Probably the most important news in Malawi in the last few days was the announcement by the Minister of Finance Hon. Goodall Gondwe that the IMF has declared that Malawi’s Extended Credit Facility (ECF) programme is back on track about five months after declaring the programme off-track. What this means is that after its board meets in the next few months, Malawi will receive SDR 20 (Special Drawing Rights) which is approximately US$30 million as part of the ECF that was approved on July 23, 2012.

Since then, I have heard and read different opinions. It is difficult to ascertain whether this is good news or bad news for Malawi from those opposing views. Those who believe that it is good news have even gone a step further and taken space on the public media both radio and TV to congratulate the President on this great achievement. Similarly those of a different opinion have used various media to express the fact that this is the worst piece of news of the century as it supports that idea that the country have failed to manage its economy and hence it is in intensive care unit of the IMF and that it is a sign of desperation that the nation is celebrating getting a loan.

There is also some confusion whether the IMF is a donor or a creditor? The IMF is a specialised agency under the United Nations which has its own charter and a governing structure and provides financing and policy advice to countries in economic difficulties and helps them achieve macroeconomic stability. The IMF together with its sister organisation the World Bank were conceived at a UN conference in Bretton Woods, New Hampshire, United States, in July 1944, hence the name Bretton Woods Institutions (WBI) that is used commonly to refer to these two institutions. The IMF is a creditor hence its prioritisation of debt servicing over anything else as such justifying the criticism that it is more concerned about serving the interests of the wealthy western nations.


The IMF also does routine economic surveillance of its member countries despite the level of economic problems and is the number one institution that multinationals, investors and donors rely on with regards to assessing the economic performance of any country.

I personally disagree with the majority of the IMF programmes and I am not its biggest fan at all. The problem with the IMF assistance is that it is never just that. This is because the conditions that surround IMF assistance programme often hurt, rather than help the people of the country that the institution claims to be aiding. For example part of the reasons that Malawi was off track last year included the fact that the country recruited 10,500 additional teachers (according to IMF this was unplanned) and the fact that the government granted a wage increases to civil servants (according to IMF this was unbudgeted). The IMF concluded that Malawi was off track because it failed to raise the targeted revenues (mainly taxes) which could entail an increase the tax burden for the majority of the Malawians in an environment of economic hardship.

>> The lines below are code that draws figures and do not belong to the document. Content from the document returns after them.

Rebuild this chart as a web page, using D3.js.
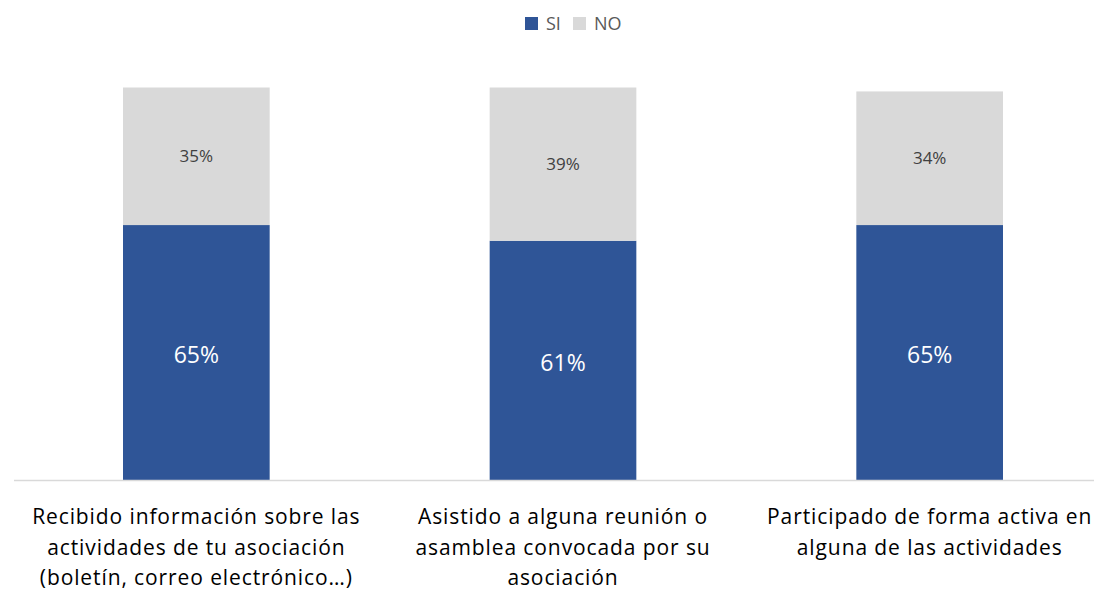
<!DOCTYPE html>
<html>
<head>
<meta charset="utf-8">
<script src="https://cdn.jsdelivr.net/npm/d3@7"></script>
<style>
  body { margin: 0; background: #fff; }
  text { font-family: "Open Sans", "Lato", sans-serif; }
</style>
</head>
<body>
<div id="chart"></div>
<script>
const width = 1094
const height = 590

// Data
const categories = [
    ["Recibido información sobre las", "actividades de tu asociación", "(boletín, correo electrónico…)"],
    ["Asistido a alguna reunión o", "asamblea convocada por su", "asociación"],
    ["Participado de forma activa en", "alguna de las actividades"]
]
const siValues = [65, 61, 65]
const noValues = [35, 39, 34]
const seriesNames = ["SI", "NO"]
const colors = ["#2f5597", "#d9d9d9"]

const svg = d3.select("div#chart").append("svg").attr("width", width).attr("height", height)

const x = d3.scaleBand().domain(d3.range(categories.length)).range([13, 1113]).paddingInner(0.6).paddingOuter(0.3)
const y = d3.scaleLinear().domain([0, 100]).range([480.5, 87.5])

const rows = categories.map((c, i) => ({i: i, SI: siValues[i], NO: noValues[i]}))
const stacked = d3.stack().keys(seriesNames)(rows)

// Bars
const layers = svg.append("g").selectAll("g")
    .data(stacked)
    .enter().append("g")
    .attr("fill", (d, k) => colors[k])

layers.selectAll("rect")
    .data(d => d)
    .enter().append("rect")
    .attr("x", d => x(d.data.i))
    .attr("y", d => y(d[1]))
    .attr("width", x.bandwidth())
    .attr("height", d => y(d[0]) - y(d[1]))

// Value labels
layers.each(function(layer, k) {
    d3.select(this).selectAll("text")
        .data(layer)
        .enter().append("text")
        .attr("x", d => x(d.data.i) + x.bandwidth() / 2)
        .attr("y", d => (y(d[0]) + y(d[1])) / 2 + (k === 0 ? 2 : 0))
        .attr("dy", "0.35em")
        .attr("text-anchor", "middle")
        .attr("fill", k === 0 ? "#ffffff" : "#404040")
        .attr("font-size", k === 0 ? 23 : 17)
        .text(d => (d[1] - d[0]) + "%")
})

// Axis line
svg.append("line")
    .attr("x1", 14).attr("x2", width)
    .attr("y1", y(0)).attr("y2", y(0))
    .attr("stroke", "#d9d9d9").attr("stroke-width", 1.5)

// Category labels
const labels = svg.append("g").selectAll("text")
    .data(categories)
    .enter().append("text")
    .attr("text-anchor", "middle")
    .attr("fill", "#000")
    .attr("font-size", 21)
    .attr("letter-spacing", 0.9)
    .attr("transform", (d, i) => `translate(${x(i) + x.bandwidth() / 2}, 524)`)

labels.selectAll("tspan")
    .data(d => d)
    .enter().append("tspan")
    .attr("x", 0)
    .attr("y", (d, j) => j * 30.5)
    .text(d => d)

// Legend
const legend = svg.append("g").attr("transform", "translate(525, 17)")
const legendX = [0, 48]
seriesNames.forEach((name, k) => {
    legend.append("rect").attr("x", legendX[k]).attr("y", 0).attr("width", 13).attr("height", 13).attr("fill", colors[k])
    legend.append("text").attr("x", legendX[k] + 21).attr("y", 6.5).attr("dy", "0.35em")
        .attr("font-size", 18).attr("fill", "#595959").text(name)
})
</script>
</body>
</html>
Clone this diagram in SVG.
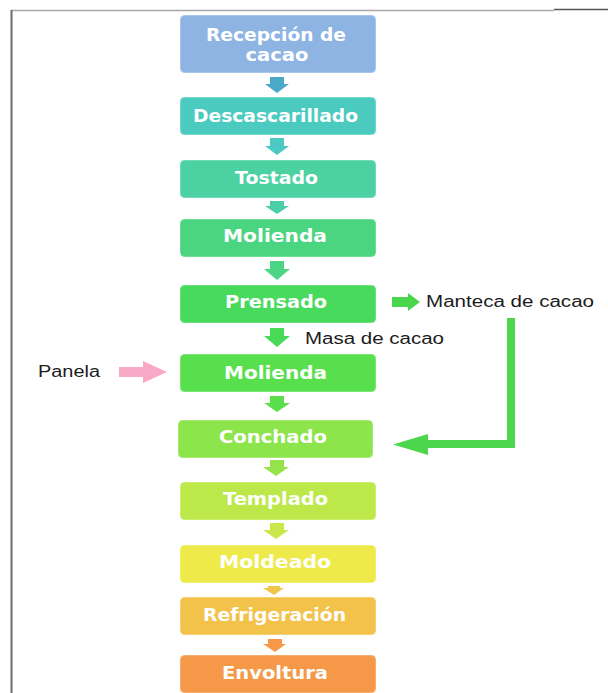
<svg xmlns="http://www.w3.org/2000/svg" width="608" height="693" viewBox="0 0 608 693">
<style>
.box{stroke-width:1;}
.lbl{font-family:"DejaVu Sans","Verdana",sans-serif;font-weight:bold;font-size:17px;fill:#ffffff;text-anchor:middle;}
.txt{font-family:"Liberation Sans",Arial,sans-serif;font-size:16px;fill:#1c1c1c;}
</style>
<rect x="0" y="0" width="608" height="693" fill="#ffffff"/>
<g id="frame">
<line x1="11" y1="10.5" x2="554" y2="10.5" stroke="#a8a8a8" stroke-width="1.5"/>
<line x1="554" y1="9.5" x2="608" y2="9.5" stroke="#555555" stroke-width="1.5"/>
<line x1="11.5" y1="10" x2="11.5" y2="693" stroke="#6e6e6e" stroke-width="2"/>
</g>
<g id="n1"><rect class="box" x="180.5" y="15.5" width="195" height="57" rx="4" fill="#8EB4E3" stroke="#A9C6EA"/>
<text class="lbl" x="276" y="41" textLength="140" lengthAdjust="spacingAndGlyphs">Recepción de</text>
<text class="lbl" x="277" y="61" textLength="63" lengthAdjust="spacingAndGlyphs">cacao</text></g>
<g id="n2"><rect class="box" x="180.5" y="97.5" width="195" height="37" rx="4" fill="#4BCBC0" stroke="#6fd6cd"/>
<text class="lbl" x="275.5" y="122" textLength="165" lengthAdjust="spacingAndGlyphs">Descascarillado</text></g>
<g id="n3"><rect class="box" x="180.5" y="160.5" width="195" height="37" rx="4" fill="#4CD1A2" stroke="#6fdab4"/>
<text class="lbl" x="276.5" y="184" textLength="83" lengthAdjust="spacingAndGlyphs">Tostado</text></g>
<g id="n4"><rect class="box" x="180.5" y="219.5" width="195" height="37" rx="4" fill="#4CD580" stroke="#6fdd98"/>
<text class="lbl" x="275" y="242" textLength="104" lengthAdjust="spacingAndGlyphs">Molienda</text></g>
<g id="n5"><rect class="box" x="180.5" y="285.5" width="195" height="37" rx="4" fill="#48DA5C" stroke="#6be17a"/>
<text class="lbl" x="276" y="308" textLength="102" lengthAdjust="spacingAndGlyphs">Prensado</text></g>
<g id="n6"><rect class="box" x="180.5" y="354.5" width="195" height="37" rx="4" fill="#57DF4D" stroke="#78e570"/>
<text class="lbl" x="275.5" y="379" textLength="103" lengthAdjust="spacingAndGlyphs">Molienda</text></g>
<g id="n7"><rect class="box" x="178.5" y="420.5" width="194" height="37" rx="4" fill="#8CE54A" stroke="#a4ea6e"/>
<text class="lbl" x="273" y="443" textLength="108" lengthAdjust="spacingAndGlyphs">Conchado</text></g>
<g id="n8"><rect class="box" x="180.5" y="482.5" width="195" height="37" rx="4" fill="#BDE84A" stroke="#cced6e"/>
<text class="lbl" x="275.5" y="505" textLength="105" lengthAdjust="spacingAndGlyphs">Templado</text></g>
<g id="n9"><rect class="box" x="180.5" y="545.5" width="195" height="37" rx="4" fill="#EDEA4A" stroke="#f1ee70"/>
<text class="lbl" x="275" y="568" textLength="112" lengthAdjust="spacingAndGlyphs">Moldeado</text></g>
<g id="n10"><rect class="box" x="180.5" y="597.5" width="195" height="37" rx="4" fill="#F2C24A" stroke="#f5cf70"/>
<text class="lbl" x="274.5" y="621" textLength="143" lengthAdjust="spacingAndGlyphs">Refrigeración</text></g>
<g id="n11"><rect class="box" x="180.5" y="655.5" width="195" height="37" rx="4" fill="#F59847" stroke="#f7ad6c"/>
<text class="lbl" x="275" y="679" textLength="106" lengthAdjust="spacingAndGlyphs">Envoltura</text></g>
<g id="labels">
<text class="txt" x="426" y="307" textLength="168" lengthAdjust="spacingAndGlyphs">Manteca de cacao</text>
<text class="txt" x="305" y="344" textLength="139" lengthAdjust="spacingAndGlyphs">Masa de cacao</text>
<text class="txt" x="38" y="377" textLength="62" lengthAdjust="spacingAndGlyphs">Panela</text>
</g>
<g id="connectors">
<path d="M270,77 H284 V84 H289 L277,93 L265,84 H270 Z" fill="#4AA9C9"/>
<path d="M270,138 H284 V146 H289 L277,155 L265,146 H270 Z" fill="#4BC9C2"/>
<path d="M270,201 H284 V206 H289 L277,214 L265,206 H270 Z" fill="#4BCFA8"/>
<path d="M270,261 H284 V269 H290 L277,280 L264,269 H270 Z" fill="#4CD585"/>
<path d="M270,328 H284 V336 H290 L277,347 L264,336 H270 Z" fill="#48D957"/>
<path d="M270,396 H284 V403 H290 L277,412 L264,403 H270 Z" fill="#5ADE4B"/>
<path d="M270,460 H284 V467 H289 L276,476 L263,467 H270 Z" fill="#95E34A"/>
<path d="M270,523 H284 V530 H289 L276,539 L263,530 H270 Z" fill="#CBE84A"/>
<path d="M268,586 H280 V588 H284 L274,595 L263,588 H268 Z" fill="#EEC64A"/>
<path d="M268,639 H282 V644 H286 L275,652 L263,644 H268 Z" fill="#F59847"/>
<path d="M392,297 H408 V293 L420,302 L408,311 V307 H392 Z" fill="#4CD64C"/>
<path d="M119,367 H143 V361 L167,372 L143,383 V377 H119 Z" fill="#F9A8C6"/>
<path d="M511,318 V444 H426" fill="none" stroke="#4CD64C" stroke-width="8"/>
<path d="M428,434 L393,444.5 L428,455 Z" fill="#4CD64C"/>
</g>
</svg>
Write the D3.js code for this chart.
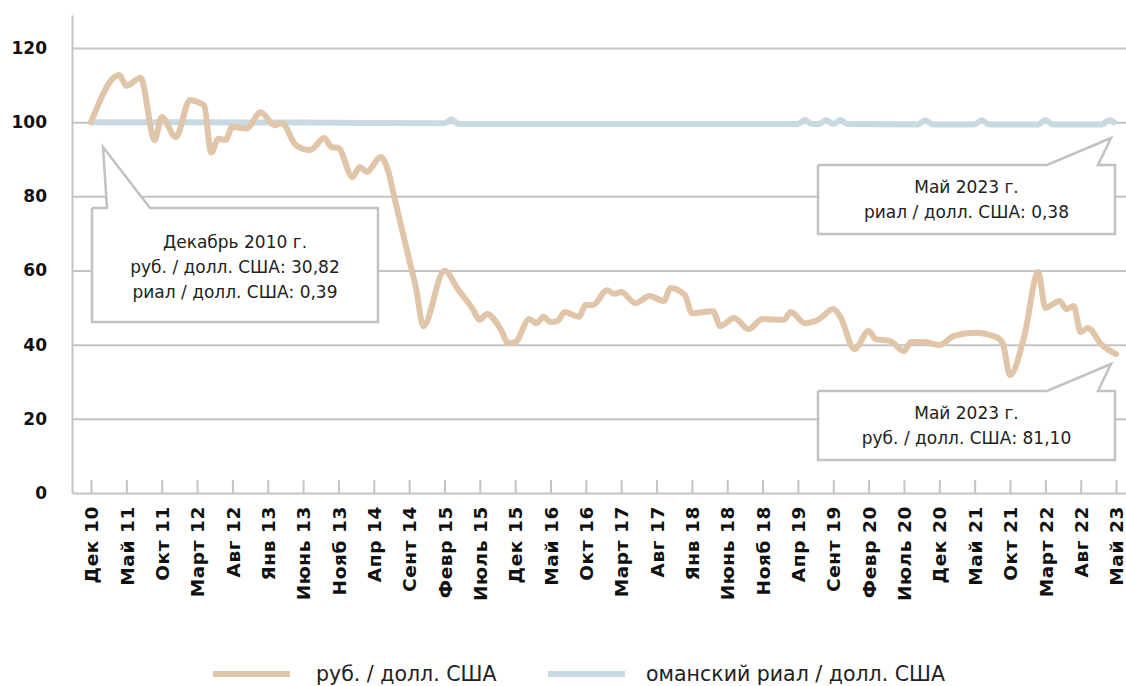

Having said that I sympathise with my good friend Hon. Goodall Gondwe, he is damned if the IMF had said that the country was still off track and damned even now that the IMF has said the country is on track! This is not a choice between the Devil and the Saviour but a choice of the lesser of the two devils. This is because a country gets an IMF programme when its economy is in a crisis and it needs help! That was the situation when Malawi got into this ECF in 2012. The ECF will bring policy credibility and confidence to the market and the international community. Help stabilise the kwacha through the balance of payments support and probably forestall imported inflation. The other conditions that come with the programme should also strengthen public financial management and restore budget credibility.


Whether you agree with the ECF or not, just remember that there is still work to be done. The outlook for the 2016/17 financial year is still bedevilled by persistently high inflation and a looming food crisis due to the floods of last growing season and the erratic rainfall pattern of the current growing season. In the medium term this country needs policies that should safeguard macroeconomic stability, ensure prudence in the management of public resources, and prioritise efficient and high quality public spending in order to avoid the choice between the lesser of the two devils!